Mayoral elections might also attract some of those people. About 140,000 voters turned out for the last mayoral election, DiCara noted. But 255,000 voted in the presidential election the year before. “That’s more than 100,000 people who vote only once every four years,” he said.

Another factor in a declining interest in the city council is an unfamiliarity with city politics. “The reality is that young people understand national issues, but don’t understand what is going on down the street,” he said. Part of the reason might be that more Bostonians are from somewhere else, rather than having grown up here.

When DiCara grew up in Boston in the 1950s, “working in campaigns was part of what you did.”

Reinforcing the unfamiliarity are the news outlets. When DiCara was on the city council, he remembers the city’s newspapers each had three or four reporters covering City Hall at all times, and the radio and television stations were on hand, enjoying what was then a new building with enough electricity and lighting to run their microphones and cameras—not true at old City Hall.

Such coverage meant that Boston residents knew the city councilors and what they did. How many of the 13 city councilors can you name?

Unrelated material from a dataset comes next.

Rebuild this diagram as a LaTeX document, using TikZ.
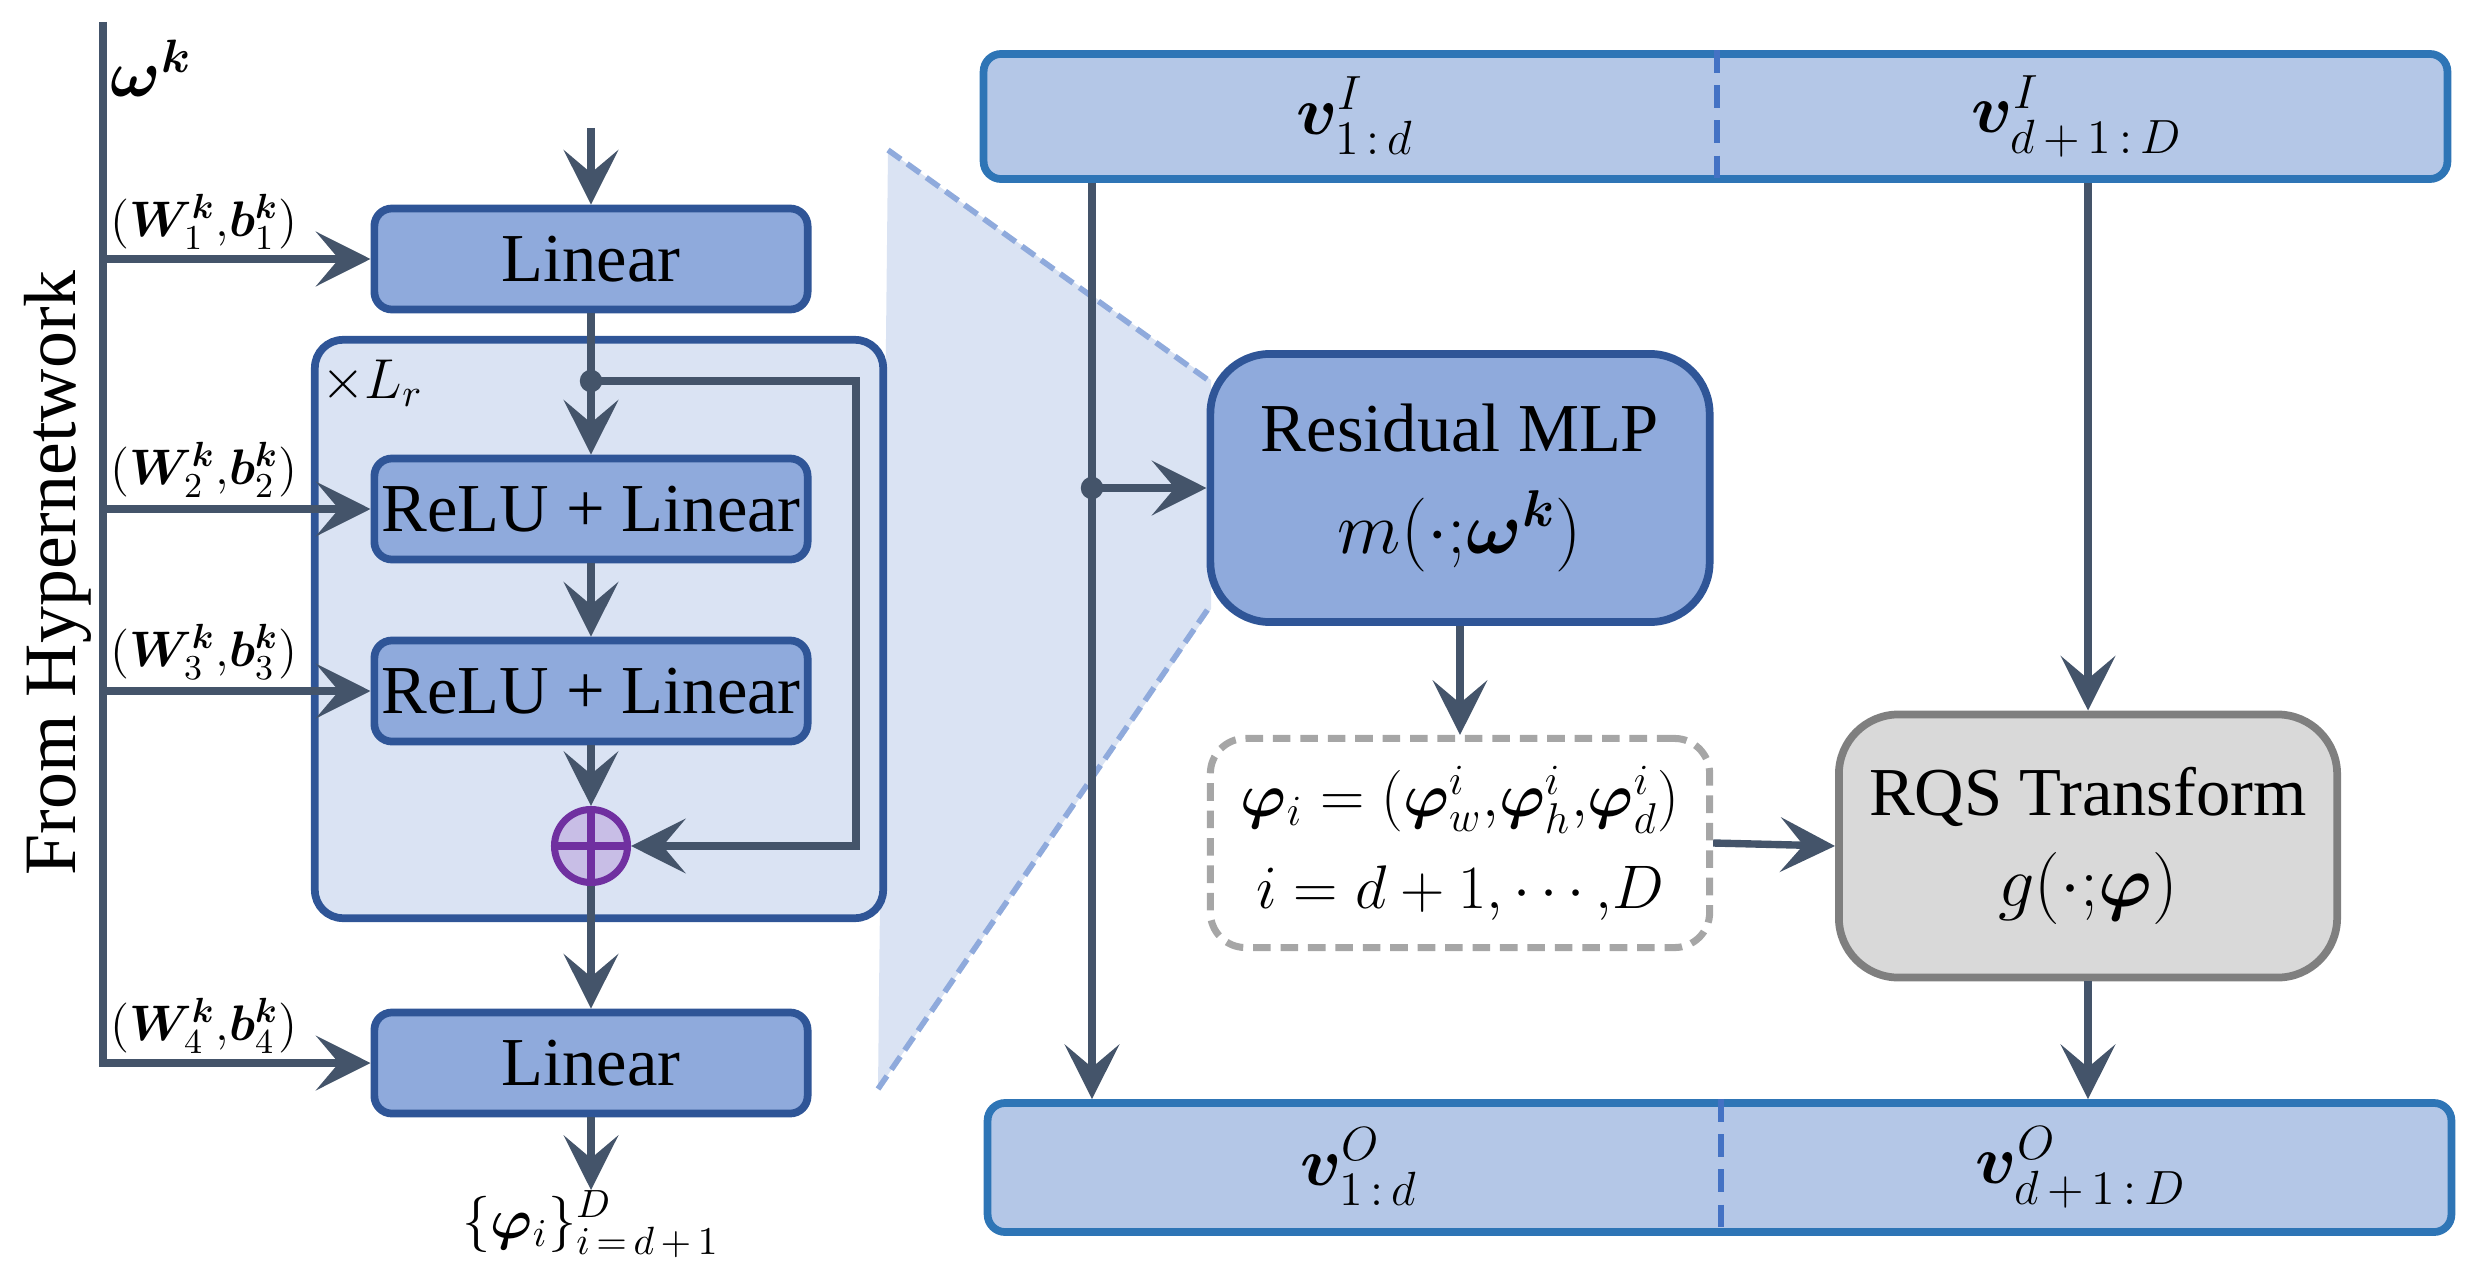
\RequirePackage{fix-cm}
\documentclass[tikz,border=0pt]{standalone}
\usepackage{amsmath,bm}
\usepackage[no-math]{fontspec}
\setmainfont{Liberation Serif}
\usetikzlibrary{arrows.meta}
\definecolor{boxfill}{HTML}{8FAADC}
\definecolor{boxdraw}{HTML}{2F5597}
\definecolor{contfill}{HTML}{DAE3F3}
\definecolor{barfill}{HTML}{B4C7E7}
\definecolor{bardraw}{HTML}{2E75B6}
\definecolor{divcol}{HTML}{4472C4}
\definecolor{arrcol}{HTML}{44546A}
\definecolor{pluscol}{HTML}{7030A0}
\definecolor{plusfill}{HTML}{C8BEE6}
\definecolor{dashcol}{HTML}{A6A6A6}
\definecolor{rqsfill}{HTML}{D9D9D9}
\definecolor{rqsdraw}{HTML}{7F7F7F}
\definecolor{zoomline}{HTML}{8FAADC}
\tikzset{
  blk/.style={draw=boxdraw, fill=boxfill, line width=2.2pt, rounded corners=5pt,
    minimum width=4.33cm, minimum height=1.01cm, inner sep=0pt,
    font=\fontsize{19.5}{23}\selectfont},
  cont/.style={draw=boxdraw, fill=contfill, line width=2.2pt, rounded corners=8pt,
    minimum width=5.68cm, minimum height=5.78cm, inner sep=0pt},
  bigblk/.style={draw=boxdraw, fill=boxfill, line width=2.2pt, rounded corners=17pt,
    minimum width=4.99cm, minimum height=2.68cm, inner sep=0pt, align=center,
    font=\fontsize{19.5}{29}\selectfont},
  dashbox/.style={draw=dashcol, fill=white, line width=2pt, rounded corners=10pt,
    dash pattern=on 5pt off 2.8pt,
    minimum width=4.99cm, minimum height=2.09cm, inner sep=0pt, align=center,
    font=\fontsize{17.5}{26}\selectfont},
  rqsbox/.style={draw=rqsdraw, fill=rqsfill, line width=2.2pt, rounded corners=17pt,
    minimum width=4.98cm, minimum height=2.63cm, inner sep=0pt, align=center,
    font=\fontsize{19.5}{26}\selectfont},
  bar/.style={draw=bardraw, fill=barfill, line width=2.2pt, rounded corners=5pt,
    minimum width=14.63cm, minimum height=1.25cm, inner sep=0pt},
  divider/.style={draw=divcol, line width=1.8pt, dash pattern=on 6.5pt off 3.5pt},
  vlab/.style={inner sep=0pt, font=\fontsize{19.5}{23}\selectfont},
  wlab/.style={inner sep=0pt, font=\fontsize{14.2}{17}\selectfont},
  plusnode/.style={circle, draw=pluscol, fill=plusfill, line width=2pt,
    minimum size=0.73cm, inner sep=0pt},
  ln/.style={draw=arrcol, line width=2.1pt},
  arr/.style={draw=arrcol, line width=2.1pt,
    -{Stealth[length=15.5pt,width=15.5pt,inset=6.5pt]}},
  zoomln/.style={draw=zoomline, line width=1.6pt, dash pattern=on 4.5pt off 2.2pt},
}
\begin{document}
\begin{tikzpicture}[x=0.01cm,y=-0.01cm]
\useasboundingbox (0,0) rectangle (2482,1288);

% zoom shading
\fill[contfill] (888,150) -- (1211,380) -- (1211,609) -- (878,1089) -- cycle;
\draw[zoomln] (888,150) -- (1208,380);
\draw[zoomln] (878,1089) -- (1208,609);

% ---------- left part ----------
\coordinate (hn) at (103,22);
\node[inner sep=0pt, anchor=west, font=\fontsize{19}{23}\selectfont] (omega) at (110,68) {$\bm{\omega}^{\bm{k}}$};
\node[rotate=90, inner sep=0pt, font=\fontsize{21}{25}\selectfont] (from) at (58,573) {From Hypernetwork};

\node[cont] (cont) at (599,629) {};
\node[inner sep=0pt, font=\fontsize{16}{19}\selectfont] (lr) at (372,383) {$\times L_r$};

\node[blk] (lin1) at (591,259) {Linear};
\node[blk] (relu1) at (591,509) {ReLU + Linear};
\node[blk] (relu2) at (591,691) {ReLU + Linear};
\node[plusnode] (plus) at (591,846) {};
\draw[draw=pluscol, line width=2pt] (plus.north) -- (plus.south) (plus.west) -- (plus.east);
\node[blk] (lin2) at (591,1063) {Linear};
\node[inner sep=0pt, anchor=north, font=\fontsize{16}{19}\selectfont] (out) at (591,1190) {$\{\bm{\varphi}_i\}_{i\,=\,d\,+\,1}^{D}$};

\coordinate (in) at (591,128);
\coordinate (split) at (591,381);
\coordinate (fb) at (856,381);

\draw[arr] (in) -- (lin1.north);
\draw[ln] (lin1.south) -- (split);
\draw[arr] (split) -- (relu1.north);
\draw[arr] (relu1.south) -- (relu2.north);
\draw[arr] (relu2.south) -- (plus.north);
\draw[arr] (split) -- (fb) |- (plus.east);
\fill[arrcol] (split) circle (3.2pt);
\draw[arr] (plus.south) -- (lin2.north);
\draw[arr] (lin2.south) -- (out.north);

% hypernetwork line and inputs
\draw[arr] (hn) |- (lin2.west);
\draw[arr] (hn |- lin1.west) -- (lin1.west);
\draw[arr] (hn |- relu1.west) -- (relu1.west);
\draw[arr] (hn |- relu2.west) -- (relu2.west);
\node[wlab] (w1) at (204,222) {$(\bm{W}_1^{\bm{k}}{,}\bm{b}_1^{\bm{k}})$};
\node[wlab] (w2) at (204,470) {$(\bm{W}_2^{\bm{k}}{,}\bm{b}_2^{\bm{k}})$};
\node[wlab] (w3) at (204,652) {$(\bm{W}_3^{\bm{k}}{,}\bm{b}_3^{\bm{k}})$};
\node[wlab] (w4) at (204,1026) {$(\bm{W}_4^{\bm{k}}{,}\bm{b}_4^{\bm{k}})$};

% ---------- right part ----------
\node[bar] (topbar) at (1715.5,116.5) {};
\coordinate (tdiv) at (1717,0);
\draw[divider] (topbar.north -| tdiv) -- (topbar.south -| tdiv);
\node[vlab] (vi1) at (1355,116) {$\bm{v}^{I}_{1\,:\,d}$};
\node[vlab] (vi2) at (2077,116) {$\bm{v}^{I}_{d\,+\,1\,:\,D}$};

\node[bar, minimum height=1.29cm] (botbar) at (1719.5,1167.5) {};
\coordinate (bdiv) at (1721,0);
\draw[divider] (botbar.north -| bdiv) -- (botbar.south -| bdiv);
\node[vlab] (vo1) at (1359,1167) {$\bm{v}^{O}_{1\,:\,d}$};
\node[vlab] (vo2) at (2081,1167) {$\bm{v}^{O}_{d\,+\,1\,:\,D}$};

\node[bigblk] (mlp) at (1460,488) {Residual MLP\\{\fontsize{21}{25}\selectfont $m(\cdot{;}\bm{\omega}^{\bm{k}})$}};
\node[dashbox] (phi) at (1460,843) {$\bm{\varphi}_i=(\bm{\varphi}_w^i{,}\bm{\varphi}_h^i{,}\bm{\varphi}_d^i)$\\$i=d+1,\cdots{,}D$};
\node[rqsbox] (rqs) at (2088,846) {RQS Transform\\{\fontsize{20.5}{24}\selectfont $g(\cdot{;}\bm{\varphi})$}};

\coordinate (vx) at (1092,0);
\draw[arr] (topbar.south -| vx) -- (botbar.north -| vx);
\draw[arr] (vx |- mlp.west) -- (mlp.west);
\fill[arrcol] (vx |- mlp.west) circle (3.2pt);
\draw[arr] (mlp.south) -- (phi.north);
\draw[arr] (phi.east) -- (rqs.west);
\draw[arr] (topbar.south -| rqs.north) -- (rqs.north);
\draw[arr] (rqs.south) -- (botbar.north -| rqs.south);
\end{tikzpicture}
\end{document}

No longer is politics the only way up for smart young people. DiCara remembers when Catholics, not to mention other minorities, were unwelcome in the city’s law firms. “But now, if you’re a bright young person like Deval Patrick, you go to work for Hill and Barlow,” he said. “You don’t necessarily aspire to be in local politics.”

As for air conditioning? DiCara said that in the hot summer months of his youth, everyone sat on stoops because it was cooler there. They knew their neighbors and spent time discussing local matters. Now people are inside, isolated from the others on their block.

Fewer kids is another isolating factor. People often get to know neighbors through their kids, and the number of kids in the city has been declining.

We could hold elections on weekends, provide free air time for candidates, and try other methods to attract voters and candidates. “But I don’t know if there is away to make people care about what’s going on down the street,” DiCara concluded.